Aid and military teams from the Caribbean and Americas, Europe and the United Nations are converging to offer support. Regional states have loosened immigration rules to accommodate the needs of Dominicans and its visitors.
Joanne Persad, of the Caribbean Disaster Emergency Management Agency, is on the move in and out of an operations centre set up in the buzzing central government offices in Roseau. Her teams, flown in by heavy British military helicopters, are providing a first wave of support and assessment. She says the priority has to be clearing the roads and enhancing security as there have been “a few issues”. The effective supply of relief and additional forces from Trinidad and Tobago and Barbados will quickly quell any insecurity, she adds.
Managing the assortment of inbound help has become a priority: milling in the corridor are officials from regional bloc CARICOM, an airline, a UN-backed telecoms team from Luxembourg and Norway, French civil defence, British army, UN agency representatives, an official from British aid ministry DFID, and a family of tourists trying to find “a British diplomat” to let them on the Chinook helicopter idling at the stadium.

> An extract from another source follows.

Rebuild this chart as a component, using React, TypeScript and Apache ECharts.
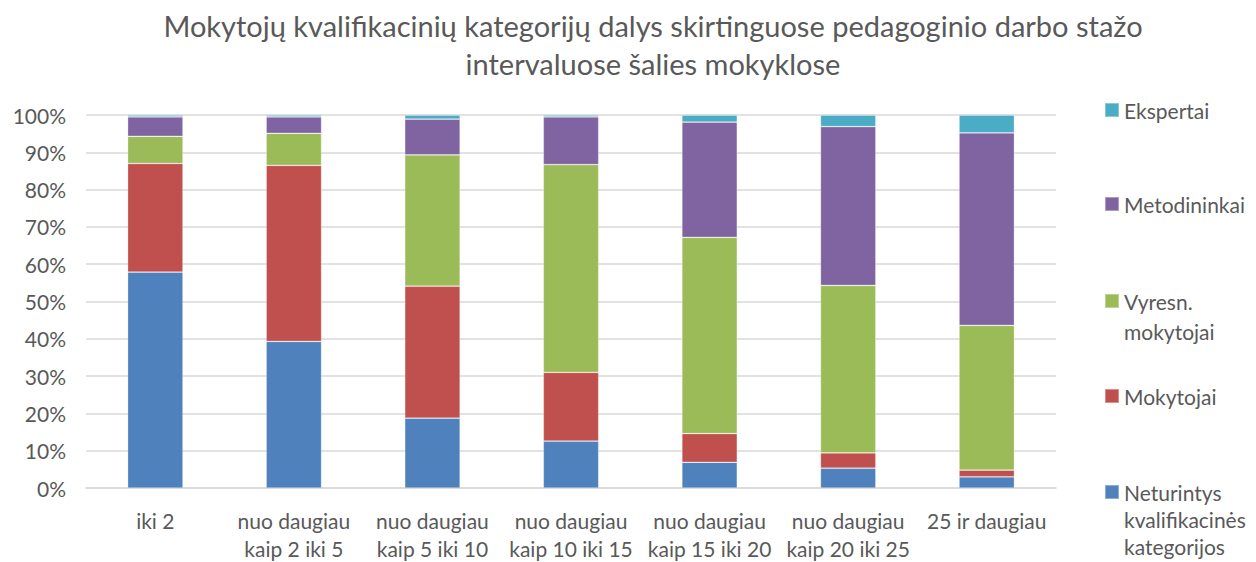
import React, { useEffect, useRef } from "react";
import * as echarts from "echarts";

const categories = [
  "iki 2",
  "nuo daugiau\nkaip 2 iki 5",
  "nuo daugiau\nkaip 5 iki 10",
  "nuo daugiau\nkaip 10 iki 15",
  "nuo daugiau\nkaip 15 iki 20",
  "nuo daugiau\nkaip 20 iki 25",
  "25 ir daugiau",
];

const neturintys = [57.9, 39.3, 18.7, 12.6, 6.9, 5.3, 3.0];
const mokytojai = [29.1, 47.2, 35.4, 18.4, 7.7, 4.1, 1.8];
const vyresn = [7.3, 8.6, 35.2, 55.7, 52.6, 44.9, 38.8];
const metodininkai = [5.2, 4.4, 9.6, 12.8, 30.9, 42.6, 51.6];
const ekspertai = [0.5, 0.5, 1.1, 0.5, 1.9, 3.1, 4.8];

const seriesNames = [
  "Neturintys\nkvalifikacinės\nkategorijos",
  "Mokytojai",
  "Vyresn.\nmokytojai",
  "Metodininkai",
  "Ekspertai",
];
const seriesData = [neturintys, mokytojai, vyresn, metodininkai, ekspertai];
const colors = ["#4f81bd", "#c0504d", "#9bbb59", "#8064a2", "#4bacc6"];

const FONT = "Lato";
const TEXT = "#595959";

export default function App() {
  const ref = useRef<HTMLDivElement>(null);
  useEffect(() => {
    if (!ref.current) return;
    const chart = echarts.init(ref.current, undefined, { renderer: "svg" });
    const iconCenters = [492, 396, 301, 204, 110];
    const legends = seriesNames.map((name, i) => {
      const nLines = name.split("\n").length;
      const LH = nLines > 2 ? 27 : 30;
      const blank = nLines - 1;
      const totalLines = nLines + blank;
      return {
        orient: "vertical",
        left: 1104,
        top: iconCenters[i] - (totalLines * LH) / 2,
        padding: 0,
        itemWidth: 14,
        itemHeight: 14,
        itemGap: 6,
        data: [{ name, icon: "rect" }],
        formatter: (n: string) => "\n".repeat(blank) + n,
        textStyle: {
          fontFamily: FONT,
          fontSize: 21,
          color: TEXT,
          lineHeight: LH,
        },
        selectedMode: false,
      };
    });
    chart.setOption({
      animation: false,
      color: colors,
      textStyle: { fontFamily: FONT },
      title: {
        text: "Mokytojų kvalifikacinių kategorijų dalys skirtinguose pedagoginio darbo stažo\nintervaluose šalies mokyklose",
        left: 648,
        top: 1,
        textAlign: "center",
        textStyle: {
          fontFamily: FONT,
          fontSize: 29,
          fontWeight: "normal",
          color: TEXT,
          lineHeight: 38,
        },
      },
      legend: legends,
      grid: { left: 86, right: 200, top: 115, bottom: 70, containLabel: false },
      xAxis: {
        type: "category",
        data: categories,
        axisLine: { show: true, lineStyle: { color: "#d9d9d9", width: 1.5 } },
        axisTick: { show: false },
        axisLabel: {
          interval: 0,
          color: TEXT,
          fontFamily: FONT,
          fontSize: 21,
          lineHeight: 28,
          margin: 18,
        },
      },
      yAxis: {
        type: "value",
        min: 0,
        max: 100,
        interval: 10,
        axisLine: { show: false },
        axisTick: { show: false },
        axisLabel: {
          formatter: "{value}%",
          color: TEXT,
          fontFamily: FONT,
          fontSize: 21,
          margin: 20,
        },
        splitLine: { lineStyle: { color: "#d9d9d9", width: 1.5 } },
      },
      series: seriesNames.map((name, i) => ({
        name,
        type: "bar",
        stack: "total",
        barWidth: "40%",
        data: seriesData[i],
        itemStyle: { color: colors[i], borderColor: "rgba(255,255,255,0.35)", borderWidth: 0.75 },
      })),
    });
    return () => chart.dispose();
  }, []);
  return (
    <div
      ref={ref}
      style={{ position: "fixed", left: 0, top: 0, width: 1256, height: 562, background: "#fff" }}
    />
  );
}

There are coordination challenges, simply because “national authorities are not yet up and about to lead certain processes”, Persad explains. She acknowledges that national coordination, only a couple of days after the hurricane, is taking time to organise. However, she is confident that there can be “effective, systematic management of operations – if we coordinate it in this room”.
Asked if there are too many players rushing in to help, Persad is cautious in her reply. “It can be managed,” she says, going on to explain that so far in the regional response there have been no major issues, but some agencies have been asked to “pause on certain actions”.
CDEMA is operating close to full capacity and Persad does not deny it is stretched. The UN’s coordination mechanisms, including the UN Disaster Assessment and Coordination (UNDAC) teams, are taking a back seat to CDEMA and offering support as needed.
The World Food Programme will aid Dominica and the region through CDEMA with logistical support, including passenger and cargo services. WFP’s logistics team can also provide tracking and coordination for military contributions.
Dominica’s handful of ports are not set up for heavy cargo operations and both there and at the airports, more storage and handling capacity will be needed, says WFP’s regional supply chain officer Belkachem Machane. “Distribution is the issue,” explains another aid planner, saying that along the coast, smaller boats provide the best option for town-by-town access. Given the rugged terrain, there will be few easy landing zones for helicopters, he points out.
At the airport, en route to the UN in New York to drum up support, Skerrit tells IRIN the country will need “wide-ranging” support, including for food, water, medical, clearance operations, and rebuilding.
“We have to continue having hope,” he says. “And we have to do what we have to do.”